───── Input ─────

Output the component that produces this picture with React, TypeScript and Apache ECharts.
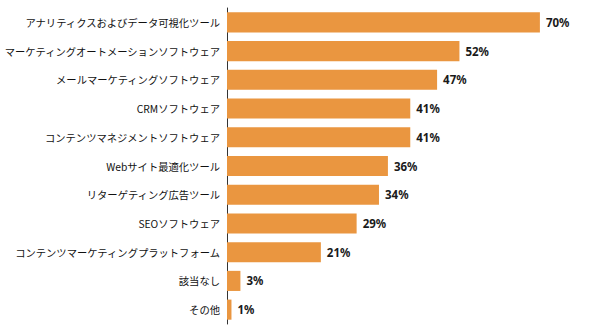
import React, { useEffect, useRef } from "react";
import * as echarts from "echarts";

const categories = [
  "アナリティクスおよびデータ可視化ツール",
  "マーケティングオートメーションソフトウェア",
  "メールマーケティングソフトウェア",
  "CRMソフトウェア",
  "コンテンツマネジメントソフトウェア",
  "Webサイト最適化ツール",
  "リターゲティング広告ツール",
  "SEOソフトウェア",
  "コンテンツマーケティングプラットフォーム",
  "該当なし",
  "その他",
];
const values = [70, 52, 47, 41, 41, 36, 34, 29, 21, 3, 1];

export default function App() {
  const ref = useRef<HTMLDivElement>(null);
  useEffect(() => {
    if (!ref.current) return;
    const chart = echarts.init(ref.current, undefined, { renderer: "svg" });
    chart.setOption({
      animation: false,
      grid: {
        left: 227,
        top: 8,
        width: 357.6,
        height: 316,
        containLabel: false,
        outerBoundsMode: "none",
      },
      xAxis: {
        type: "value",
        min: 0,
        max: 80,
        show: false,
      },
      yAxis: {
        type: "category",
        inverse: true,
        data: categories,
        axisLine: { show: true, lineStyle: { color: "#333", width: 1 } },
        axisTick: { show: false },
        axisLabel: {
          color: "#111",
          fontSize: 10.3,
          margin: 7,
          fontFamily: "'Noto Sans CJK JP', 'Noto Sans', sans-serif",
        },
      },
      series: [
        {
          type: "bar",
          data: values,
          barCategoryGap: "30%",
          itemStyle: { color: "#EA9640" },
          label: {
            show: true,
            position: "right",
            distance: 6,
            formatter: "{c}%",
            color: "#1a1a1a",
            fontWeight: "bold",
            fontSize: 11.5,
            fontFamily: "'Noto Sans', sans-serif",
          },
        },
      ],
    });
    return () => chart.dispose();
  }, []);
  return (
    <div
      ref={ref}
      style={{ width: 600, height: 336, position: "absolute", left: 0, top: 0, background: "#fff" }}
    />
  );
}
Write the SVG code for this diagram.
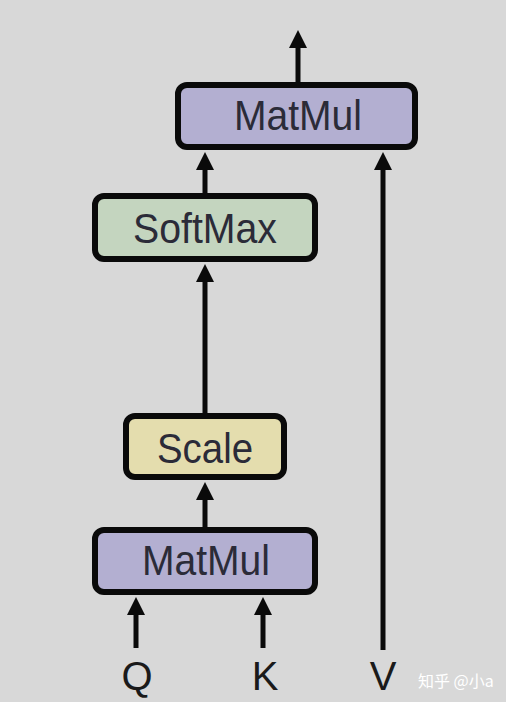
<svg xmlns="http://www.w3.org/2000/svg" width="506" height="702" viewBox="0 0 506 702">
<style>
.bg{fill:#d8d8d8}
.box{stroke:#0a0a0a;stroke-width:6}
.mm{fill:#b3afd1}
.sm{fill:#c4d5bf}
.sc{fill:#e4ddae}
.lbl{font-family:"Liberation Sans",Arial,sans-serif;font-size:42px;fill:#2b2b38;text-anchor:middle}
.io{font-family:"Liberation Sans",Arial,sans-serif;font-size:40px;fill:#1a1a1a;text-anchor:middle}
.edge{stroke:#0a0a0a;stroke-width:5;fill:none;marker-end:url(#ah)}
.wm{font-family:"Noto Sans CJK SC","Liberation Sans",sans-serif;font-size:16px;fill:#ffffff}
</style>
<defs>
<marker id="ah" viewBox="0 0 18 18" refX="8" refY="9" markerWidth="18" markerHeight="18" markerUnits="userSpaceOnUse" orient="auto">
<path d="M0,0 L18,9 L0,18 z" fill="#0a0a0a"/>
</marker>
</defs>
<rect class="bg" x="0" y="0" width="506" height="702"/>
<g id="connectors">
<path class="edge" d="M298,84 L298,40"/>
<path class="edge" d="M205,195 L205,162"/>
<path class="edge" d="M205,415 L205,274"/>
<path class="edge" d="M205,529 L205,492"/>
<path class="edge" d="M136,648 L136,607"/>
<path class="edge" d="M263,648 L263,607"/>
<path class="edge" d="M383,650 L383,162"/>
</g>
<g id="matmul-top">
<rect class="box mm" x="178" y="85" width="237" height="62" rx="9"/>
<text class="lbl" x="298" y="130" textLength="128" lengthAdjust="spacingAndGlyphs">MatMul</text>
</g>
<g id="softmax">
<rect class="box sm" x="95" y="196" width="220" height="63" rx="9"/>
<text class="lbl" x="205" y="243" textLength="144" lengthAdjust="spacingAndGlyphs">SoftMax</text>
</g>
<g id="scale">
<rect class="box sc" x="126" y="416" width="158" height="61" rx="9"/>
<text class="lbl" x="205" y="463" textLength="96" lengthAdjust="spacingAndGlyphs">Scale</text>
</g>
<g id="matmul-bottom">
<rect class="box mm" x="95" y="530" width="220" height="62" rx="9"/>
<text class="lbl" x="206" y="575" textLength="128" lengthAdjust="spacingAndGlyphs">MatMul</text>
</g>
<g id="q"><text class="io" x="137" y="690">Q</text></g>
<g id="k"><text class="io" x="265" y="690">K</text></g>
<g id="v"><text class="io" x="383" y="690">V</text></g>
<text class="wm" x="418" y="687">知乎 @小a</text>
</svg>
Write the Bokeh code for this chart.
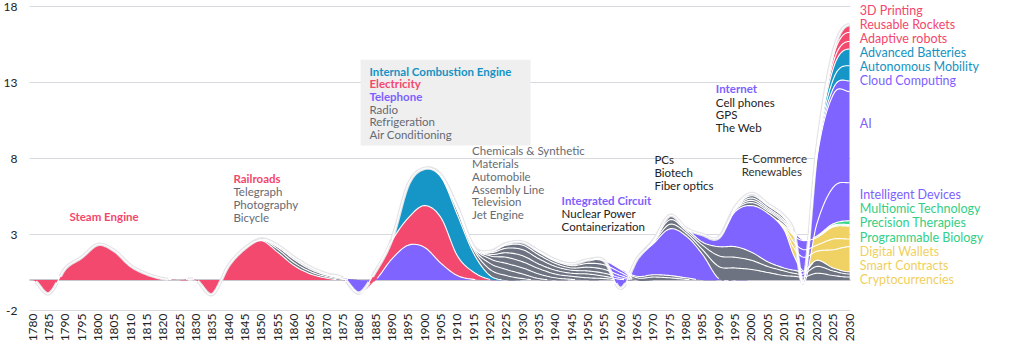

─────

# [Request]
Quote the material word for word, dropping any images it holds.

# [Full solution]
Output the component that produces this picture with React, TypeScript and Apache ECharts.
import React, { useEffect, useRef } from "react";
import * as echarts from "echarts";

const categories = [
  "アナリティクスおよびデータ可視化ツール",
  "マーケティングオートメーションソフトウェア",
  "メールマーケティングソフトウェア",
  "CRMソフトウェア",
  "コンテンツマネジメントソフトウェア",
  "Webサイト最適化ツール",
  "リターゲティング広告ツール",
  "SEOソフトウェア",
  "コンテンツマーケティングプラットフォーム",
  "該当なし",
  "その他",
];
const values = [70, 52, 47, 41, 41, 36, 34, 29, 21, 3, 1];

export default function App() {
  const ref = useRef<HTMLDivElement>(null);
  useEffect(() => {
    if (!ref.current) return;
    const chart = echarts.init(ref.current, undefined, { renderer: "svg" });
    chart.setOption({
      animation: false,
      grid: {
        left: 227,
        top: 8,
        width: 357.6,
        height: 316,
        containLabel: false,
        outerBoundsMode: "none",
      },
      xAxis: {
        type: "value",
        min: 0,
        max: 80,
        show: false,
      },
      yAxis: {
        type: "category",
        inverse: true,
        data: categories,
        axisLine: { show: true, lineStyle: { color: "#333", width: 1 } },
        axisTick: { show: false },
        axisLabel: {
          color: "#111",
          fontSize: 10.3,
          margin: 7,
          fontFamily: "'Noto Sans CJK JP', 'Noto Sans', sans-serif",
        },
      },
      series: [
        {
          type: "bar",
          data: values,
          barCategoryGap: "30%",
          itemStyle: { color: "#EA9640" },
          label: {
            show: true,
            position: "right",
            distance: 6,
            formatter: "{c}%",
            color: "#1a1a1a",
            fontWeight: "bold",
            fontSize: 11.5,
            fontFamily: "'Noto Sans', sans-serif",
          },
        },
      ],
    });
    return () => chart.dispose();
  }, []);
  return (
    <div
      ref={ref}
      style={{ width: 600, height: 336, position: "absolute", left: 0, top: 0, background: "#fff" }}
    />
  );
}
Write the SVG code for this diagram.
<svg xmlns="http://www.w3.org/2000/svg" width="506" height="702" viewBox="0 0 506 702">
<style>
.bg{fill:#d8d8d8}
.box{stroke:#0a0a0a;stroke-width:6}
.mm{fill:#b3afd1}
.sm{fill:#c4d5bf}
.sc{fill:#e4ddae}
.lbl{font-family:"Liberation Sans",Arial,sans-serif;font-size:42px;fill:#2b2b38;text-anchor:middle}
.io{font-family:"Liberation Sans",Arial,sans-serif;font-size:40px;fill:#1a1a1a;text-anchor:middle}
.edge{stroke:#0a0a0a;stroke-width:5;fill:none;marker-end:url(#ah)}
.wm{font-family:"Noto Sans CJK SC","Liberation Sans",sans-serif;font-size:16px;fill:#ffffff}
</style>
<defs>
<marker id="ah" viewBox="0 0 18 18" refX="8" refY="9" markerWidth="18" markerHeight="18" markerUnits="userSpaceOnUse" orient="auto">
<path d="M0,0 L18,9 L0,18 z" fill="#0a0a0a"/>
</marker>
</defs>
<rect class="bg" x="0" y="0" width="506" height="702"/>
<g id="connectors">
<path class="edge" d="M298,84 L298,40"/>
<path class="edge" d="M205,195 L205,162"/>
<path class="edge" d="M205,415 L205,274"/>
<path class="edge" d="M205,529 L205,492"/>
<path class="edge" d="M136,648 L136,607"/>
<path class="edge" d="M263,648 L263,607"/>
<path class="edge" d="M383,650 L383,162"/>
</g>
<g id="matmul-top">
<rect class="box mm" x="178" y="85" width="237" height="62" rx="9"/>
<text class="lbl" x="298" y="130" textLength="128" lengthAdjust="spacingAndGlyphs">MatMul</text>
</g>
<g id="softmax">
<rect class="box sm" x="95" y="196" width="220" height="63" rx="9"/>
<text class="lbl" x="205" y="243" textLength="144" lengthAdjust="spacingAndGlyphs">SoftMax</text>
</g>
<g id="scale">
<rect class="box sc" x="126" y="416" width="158" height="61" rx="9"/>
<text class="lbl" x="205" y="463" textLength="96" lengthAdjust="spacingAndGlyphs">Scale</text>
</g>
<g id="matmul-bottom">
<rect class="box mm" x="95" y="530" width="220" height="62" rx="9"/>
<text class="lbl" x="206" y="575" textLength="128" lengthAdjust="spacingAndGlyphs">MatMul</text>
</g>
<g id="q"><text class="io" x="137" y="690">Q</text></g>
<g id="k"><text class="io" x="265" y="690">K</text></g>
<g id="v"><text class="io" x="383" y="690">V</text></g>
<text class="wm" x="418" y="687">知乎 @小a</text>
</svg>
Write the Bokeh code for this chart.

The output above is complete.